Immigration chrétienne et musulmane, par Catherine Wihtol de Wenden

Aucune idée reçue ne disparaît, la religion comme obstacle à l’intégration était déjà un thème dans l’entre deux guerre, sans parler de l’antisémitisme virulent des années 30. Ce sont des stéréotypes que j’aborde dans mon livre qui vient de paraître en 2022 “Figures de l’autre”, publié chez CNRS éditions. 

Revenons au rôle du religieux comme obstacle à l’assimilation dans le passé. Cette idée très répandue, aujourd’hui dans les milieux conservateurs, est que du temps des immigrés chrétiens l’intégration fonctionnait mieux, précisément à cause de la même religion dominante partagée entre les immigrés et les nationaux. 

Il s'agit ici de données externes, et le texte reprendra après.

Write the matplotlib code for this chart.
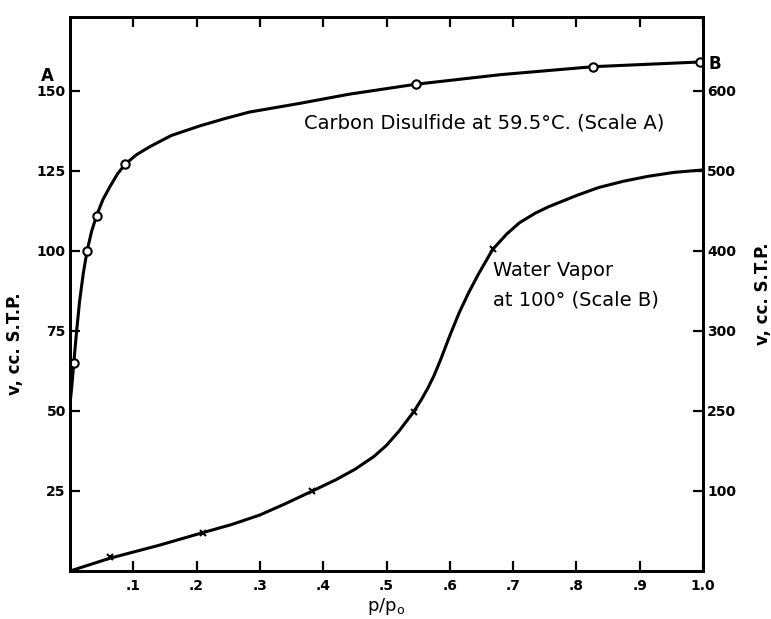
import matplotlib
matplotlib.use("Agg")
import matplotlib.pyplot as plt
import numpy as np

# measured points, carbon disulfide at 59.5 C (scale A)
cs2_p = [0.006, 0.027, 0.042, 0.087, 0.546, 0.827, 0.995]
cs2_v = [65, 100, 111, 127, 152, 157.5, 159]

# curve drawn through them
cs2_curve_p = [0.0, 0.003, 0.006, 0.010, 0.015, 0.021, 0.027, 0.034, 0.042, 0.052,
               0.063, 0.075, 0.087, 0.105, 0.126, 0.160, 0.205, 0.245, 0.283,
               0.362, 0.441, 0.546, 0.68, 0.827, 1.0]
cs2_curve_v = [52, 58, 65, 74, 84, 93, 100, 106, 111, 116,
               120, 124, 127, 130, 132.5, 136, 139, 141.3, 143.3,
               146, 148.9, 152, 155, 157.5, 159]

# water vapor at 100 C (scale B)
h2o_p = [0.063, 0.21, 0.383, 0.543, 0.668]
h2o_v = [17, 48, 100, 199, 402]

h2o_curve_p = [0.0, 0.063, 0.14, 0.21, 0.255, 0.30, 0.34, 0.383, 0.42, 0.45, 0.48,
               0.50, 0.52, 0.543, 0.555, 0.565, 0.575, 0.585, 0.60, 0.615, 0.63,
               0.646, 0.668, 0.69, 0.71, 0.735, 0.756, 0.80, 0.835, 0.875, 0.913,
               0.955, 1.0]
h2o_curve_v = [0, 16, 32, 48, 58, 70, 84, 100, 114, 127, 143,
               157, 175, 199, 214, 228, 244, 263, 294, 323, 348,
               372, 402, 421, 435, 447, 455, 469, 479, 487, 493,
               498, 501]

x_ticks = [0.1, 0.2, 0.3, 0.4, 0.5, 0.6, 0.7, 0.8, 0.9, 1.0]
x_labels = [".1", ".2", ".3", ".4", ".5", ".6", ".7", ".8", ".9", "1.0"]
a_ticks = [25, 50, 75, 100, 125, 150]
b_ticks = [100, 200, 300, 400, 500, 600]
b_labels = ["100", "250", "300", "400", "500", "600"]

fig = plt.figure(figsize=(7.71, 6.19), dpi=100)
ax = fig.add_axes([0.0908, 0.0775, 0.821, 0.895])
ax2 = ax.twinx()

a_max = 173
ax.set_xlim(0, 1.0)
ax.set_ylim(0, a_max)
ax2.set_ylim(0, a_max * 4)

ax.plot(cs2_curve_p, cs2_curve_v, color="black", lw=2.2, solid_capstyle="round",
        solid_joinstyle="round", zorder=2)
ax.plot(cs2_p, cs2_v, ls="none", marker="o", ms=6, mfc="white", mec="black", mew=1.5, zorder=3)

ax2.plot(h2o_curve_p, h2o_curve_v, color="black", lw=2.2, solid_capstyle="round",
         solid_joinstyle="round", zorder=2)
ax2.plot(h2o_p, h2o_v, ls="none", marker="x", ms=5, color="black", mew=1.5, zorder=3)

for sp in list(ax.spines.values()) + list(ax2.spines.values()):
    sp.set_linewidth(2)

tick_font = dict(fontsize=10, fontweight="bold")
ax.set_xticks(x_ticks)
ax.set_xticklabels(x_labels, **tick_font)
ax.set_yticks(a_ticks)
ax.set_yticklabels([str(t) for t in a_ticks], **tick_font)
ax.tick_params(axis="x", direction="in", length=7, width=1.6, top=True, pad=6)
ax.tick_params(axis="y", direction="in", length=7, width=1.6, pad=3)
ax2.set_yticks(b_ticks)
ax2.set_yticklabels(b_labels, **tick_font)
ax2.tick_params(axis="y", direction="in", length=7, width=1.6, pad=3)

ax.set_xlabel("p/p$_\\mathregular{o}$", fontsize=13, labelpad=2)
ax.set_ylabel("v, cc. S.T.P.", fontsize=12, fontweight="bold")
ax2.set_ylabel("v, cc. S.T.P.", fontsize=12, fontweight="bold")
ax.yaxis.set_label_coords(-0.072, 0.41)
ax2.yaxis.set_label_coords(1.08, 0.5)

ax.text(-0.035, 0.893, "A", transform=ax.transAxes, fontsize=12, fontweight="bold",
        ha="center", va="center")
ax.text(1.018, 0.915, "B", transform=ax.transAxes, fontsize=12, fontweight="bold",
        ha="center", va="center")

ax.text(0.369, 0.809, "Carbon Disulfide at 59.5°C. (Scale A)", transform=ax.transAxes,
        fontsize=14, ha="left", va="center")
ax.text(0.669, 0.543, "Water Vapor", transform=ax.transAxes, fontsize=14,
        ha="left", va="center")
ax.text(0.669, 0.489, "at 100° (Scale B)", transform=ax.transAxes, fontsize=14,
        ha="left", va="center")

fig.savefig("out.png", dpi=100, facecolor="white")
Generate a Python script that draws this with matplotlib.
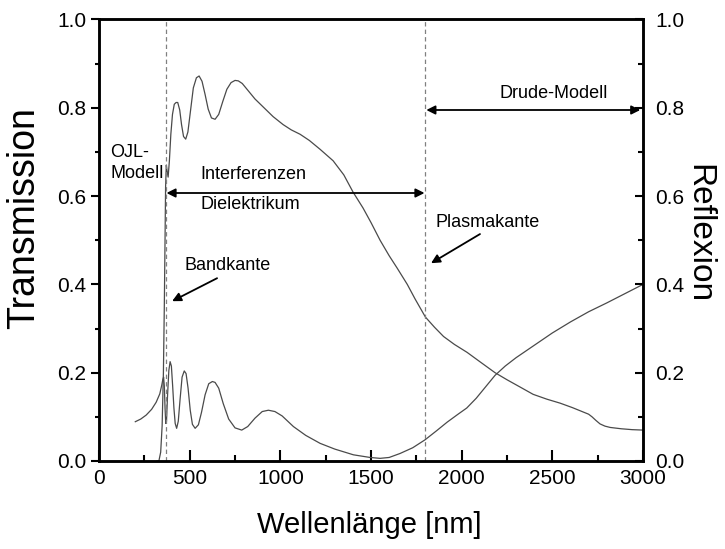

C’est faux, puisque la France était alors une société très laïque, voire anti-cléricale dans le monde du travail. Le fait d’être chrétien pratiquant était vécu comme un obstacle à l’assimilation car, notamment les italiens ou les Polonais, se regroupaient entre eux autour de leur curé et dans leur langue d’origine. C’est ce qu’on appellerait aujourd’hui le communautarisme. 

Rappelons que la France est le plus ancien pays d’immigration en Europe, dès 1850, et que les migrants sont arrivés dans un pays fortement déchristianisé dans le monde du travail et notamment syndical. Les immigrés de l’époque, Belges, Italiens, Espagnols, Polonais, puis Portugais, étaient de leur côté très respectueux de leur religion en arrivant, surtout lorsqu’ils venaient du monde rural. 

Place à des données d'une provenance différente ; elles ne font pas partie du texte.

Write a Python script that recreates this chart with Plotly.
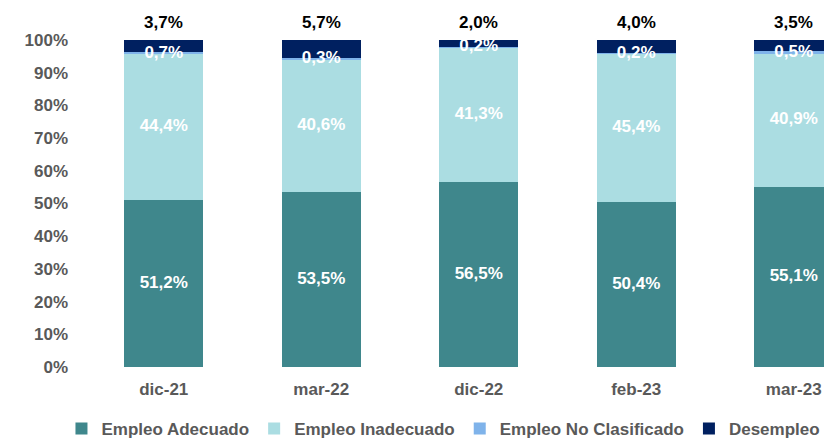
import plotly.graph_objects as go

categories = ["dic-21", "mar-22", "dic-22", "feb-23", "mar-23"]
adecuado = [51.2, 53.5, 56.5, 50.4, 55.1]
inadecuado = [44.4, 40.6, 41.3, 45.4, 40.9]
no_clasificado = [0.7, 0.3, 0.2, 0.2, 0.5]
desempleo = [3.7, 5.7, 2.0, 4.0, 3.5]

series = [
    ("Empleo Adecuado", adecuado, "#3F878C"),
    ("Empleo Inadecuado", inadecuado, "#ABDDE2"),
    ("Empleo No Clasificado", no_clasificado, "#7FB3EA"),
    ("Desempleo", desempleo, "#002060"),
]

FONT = "Liberation Sans, Arial, sans-serif"

def fmt(v):
    return f"{v:.1f}".replace(".", ",") + "%"

fig = go.Figure()
for name, vals, col in series:
    fig.add_trace(go.Bar(
        x=categories, y=vals, name=name, marker_color=col,
        marker_line_width=0, width=0.5, hoverinfo="skip",
    ))

# label positions from stacked data
base = [0.0] * len(categories)
centers = []
for name, vals, col in series:
    centers.append([b + v / 2 for b, v in zip(base, vals)])
    base = [b + v for b, v in zip(base, vals)]

for i, (name, vals, col) in enumerate(series[:3]):
    fig.add_trace(go.Scatter(
        x=categories, y=centers[i], mode="text",
        text=[fmt(v) for v in vals], showlegend=False, cliponaxis=False,
        textfont=dict(family=FONT, size=17, color="white", weight="bold"),
        hoverinfo="skip",
    ))

# Desempleo labels above the stacks
for c, tot, v in zip(categories, base, desempleo):
    fig.add_annotation(
        x=c, y=min(tot, 100), text=fmt(v), showarrow=False,
        yanchor="bottom", yshift=6,
        font=dict(family=FONT, size=17, color="black", weight="bold"),
    )

fig.update_layout(
    barmode="stack",
    width=824, height=430,
    margin=dict(l=77, r=0, t=32, b=71, autoexpand=False),
    plot_bgcolor="white", paper_bgcolor="white",
    font=dict(family=FONT, size=17, color="#595959", weight="bold"),
    xaxis=dict(range=[-0.5, 4.243], showgrid=False, showline=False, ticks="",
               ticklabelstandoff=10,
               tickfont=dict(family=FONT, size=17, color="#595959", weight="bold")),
    yaxis=dict(range=[0, 100], dtick=10, ticksuffix="%", showgrid=False,
               zeroline=False, showline=False, ticks="", ticklabelstandoff=16,
               tickfont=dict(family=FONT, size=17, color="#595959", weight="bold")),
    legend=dict(orientation="h", x=-0.0315, xanchor="left", y=-0.1345, yanchor="top",
                font=dict(family=FONT, size=17, color="#595959", weight="bold"),
                traceorder="normal", itemwidth=30),
    showlegend=True,
)

fig.write_html("out.html")
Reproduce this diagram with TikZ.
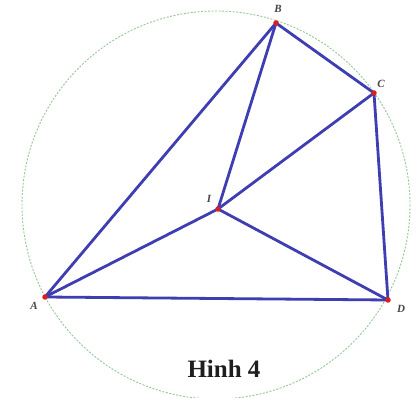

Ils étaient souvent méprisés par l’opinion publique mais désirés par le patronat qui y voyait une main d’œuvre docile, non syndiquée, et encadrée par des prêtres et associations religieuses, comme les Belges dans les mines du nord de la France. Les missions italiennes religieuses très puissantes à l’époque contribuaient aussi à l’insertion de leurs nationaux tout en les maintenant dans un milieu italien. 

Sur 150 ans d’immigration on constate donc une grande stabilité des stéréotypes quelles que soient les nationalités qui en sont la cible. Les idées reçues coexistent sans jamais disparaître et se superposent dans un rejet de l’autre qui amalgame des thèmes anciens et nouveaux contribuant à un populisme diffus dans tous les pays européens.